When young boys do the wobbly leg dance along every dirt road…. TIA

When there is table tennis or foosball in nearly every village… TIA

When breakfast is to be served promptly at 7:30… at 8:00… TIA

When a stick can be used as a toothbrush… TIA

When eating too much of the traditional injera can give the illusion of male pregnancy…. TIA

When every road is shared between cars, goat herders, cow herders, and the occasional sad donkey who looks like he picked up the taxi fare for the whole group…. TIA

When a man’s five wives can live together peacefully… TIA

When a bunch of plastic bags held together by thread and a patch of leather is the best soccer ball around… TIA

by Constance

America is very well known for being one of the most privileged countries in the world, whereas Ethiopia is known for being possibly one of the poorest countries. Coming to Ethiopia has been an incredible, and, at times, very saddening experience. Most Americans will find it extremely hard to relate to Ethiopians and their culture because seemingly insurmountable differences. In spite of these differences, though, I have found it easy to connect to the people of Ethiopia.
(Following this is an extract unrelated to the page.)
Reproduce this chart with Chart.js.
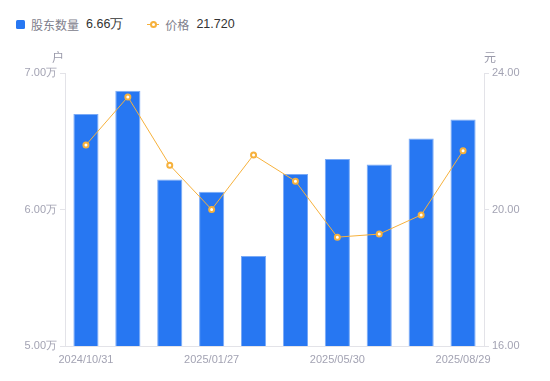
<!DOCTYPE html>
<html>
<head>
<meta charset="utf-8">
<script src="https://cdn.jsdelivr.net/npm/chart.js@4/dist/chart.umd.min.js"></script>
<style>
  html, body { margin: 0; padding: 0; background: #fff; }
  body { width: 550px; height: 381px; position: relative; overflow: hidden;
         font-family: "Noto Sans CJK SC", "Noto Sans", sans-serif; }
  #legend { position: absolute; left: 16px; top: 14px; height: 20px; display: flex; align-items: center;
            font-size: 12px; white-space: nowrap; }
  .item { display: flex; align-items: center; margin-right: 24px; }
  .sq { width: 9px; height: 9px; border-radius: 1.5px; background: #2777f2; margin-right: 6px; }
  .ln { position: relative; width: 12px; height: 9px; margin-right: 6px; }
  .ln::before { content: ""; position: absolute; left: 0; right: 0; top: 4px; height: 1px; background: #f6b13c; }
  .ln::after { content: ""; position: absolute; left: 2.5px; top: 1.5px; width: 3px; height: 3px; border: 2px solid #f6b13c;
               border-radius: 50%; background: #fff; }
  .nm { color: #80808c; margin-right: 7px; }
  .vl { color: #333; font-family: "Liberation Sans", Arial, sans-serif; font-size: 12.5px; }
  #wrap { position: absolute; left: 0; top: 0; width: 550px; height: 381px; }
</style>
</head>
<body>
<div id="legend">
  <div class="item"><span class="sq"></span><span class="nm">股东数量</span><span class="vl">6.66万</span></div>
  <div class="item"><span class="ln"></span><span class="nm">价格</span><span class="vl">21.720</span></div>
</div>
<div id="wrap"><canvas id="c" width="550" height="381"></canvas></div>
<script>
const categories = ["2024/10/31","2024/11/29","2024/12/31","2025/01/27","2025/02/28","2025/03/31","2025/05/30","2025/06/30","2025/07/31","2025/08/29"];
const shownLabels = ["2024/10/31","2025/01/27","2025/05/30","2025/08/29"];
const holders = [6.70, 6.87, 6.22, 6.13, 5.66, 6.26, 6.37, 6.33, 6.52, 6.66];
const price = [21.89, 23.30, 21.30, 20.00, 21.60, 20.83, 19.19, 19.28, 19.84, 21.72];
const leftTicks = [5, 6, 7];
const rightTicks = [16, 20, 24];

const tickColor = '#a3a3b3';
const axisColor = '#e3e3e8';
const tickFont = { size: 11, family: '"Liberation Sans", Arial, sans-serif' };

const unitTitles = {
  id: 'unitTitles',
  afterDraw(chart) {
    const ctx = chart.ctx, a = chart.chartArea;
    ctx.save();
    ctx.font = '12px "Noto Sans CJK SC", sans-serif';
    ctx.fillStyle = '#9a9aaa';
    ctx.textBaseline = 'middle';
    ctx.textAlign = 'center';
    ctx.fillText('户', a.left - 7, a.top - 16);
    ctx.fillText('元', a.right + 6, a.top - 16);
    ctx.restore();
  }
};

new Chart(document.getElementById('c'), {
  data: {
    labels: categories,
    datasets: [
      {
        type: 'line', label: '价格', data: price, yAxisID: 'y1',
        borderColor: '#f6b13c', borderWidth: 1, backgroundColor: '#fff',
        pointRadius: 2.5, pointBorderWidth: 2, pointBorderColor: '#f6b13c', pointBackgroundColor: '#fff',
        tension: 0, order: 0
      },
      {
        type: 'bar', label: '股东数量', data: holders, yAxisID: 'y',
        backgroundColor: '#2777f2', borderColor: '#7aaaf6', borderWidth: 1,
        barPercentage: 0.6, categoryPercentage: 1, order: 1
      }
    ]
  },
  options: {
    responsive: false, animation: false,
    layout: { padding: { top: 73, left: 0, right: 0, bottom: 0 } },
    plugins: { legend: { display: false }, tooltip: { enabled: false } },
    scales: {
      x: {
        grid: { display: false, drawTicks: false },
        border: { display: true, color: axisColor, width: 1 },
        ticks: {
          autoSkip: false, maxRotation: 0, color: tickColor, padding: 7, font: tickFont,
          callback: function(v, i) { const l = categories[i]; return shownLabels.includes(l) ? l : ''; }
        },
        afterFit(s) { s.height = 35; }
      },
      y: {
        position: 'left', min: 5, max: 7,
        afterBuildTicks(s) { s.ticks = leftTicks.map(v => ({ value: v })); },
        grid: { display: true, drawOnChartArea: false, drawTicks: true, tickLength: 5, color: axisColor },
        border: { display: true, color: axisColor, width: 1 },
        ticks: { color: tickColor, padding: 3, font: tickFont,
                 callback: v => v.toFixed(2) + '万' },
        afterFit(s) { s.width = 65; }
      },
      y1: {
        position: 'right', min: 16, max: 24,
        afterBuildTicks(s) { s.ticks = rightTicks.map(v => ({ value: v })); },
        grid: { display: true, drawOnChartArea: false, drawTicks: true, tickLength: 5, color: axisColor },
        border: { display: true, color: axisColor, width: 1 },
        ticks: { color: tickColor, padding: 3, font: tickFont,
                 callback: v => v.toFixed(2) },
        afterFit(s) { s.width = 66; }
      }
    }
  },
  plugins: [unitTitles]
});
</script>
</body>
</html>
When I first walked into a village I was bombarded by about seven different kids and adults asking me for birr and to buy their goods, they refused to give up until one of the tour guides shooed them away with threats. After going into more and more villages I realized that these kids were harmless and, if anything, curious. At first they do ask for money and they do beg, but then they start to ask what your name is and how you are and they begin to open up.

One of my fondest memories so far of this trip was when we went to a village outside of Gondar, I met this little girl with the most beautiful smile and kindest heart. We bonded and I began to ask her questions about her life, how many siblings she had, and what her name was.  My goal was to make this girl feel safe, and accepted for the person she was, and not for the money she had or the clothes she was wearing, but for her beautiful smile and staggering personality. We danced and held hands, and told each other things about each of our very different lives.  Through this, I learned something about myself, I learned that there are connections that can be made between human beings culturally disparate and I have a serious passion with connecting to kids. The joy I get out of it is indescribable. When we had to leave the village the little girl told me she loved me and blew me about a thousand kisses. I gave her a hug and told her that I loved her too. Leaving her brought tears to my eyes, and I actually began to cry. I gave her a candy bar, and left. Leaving was one of the hardest things to do. After this I began to use this trip to connect with kids. So far I have met, befriended, and enjoyed about twenty different Ethiopians.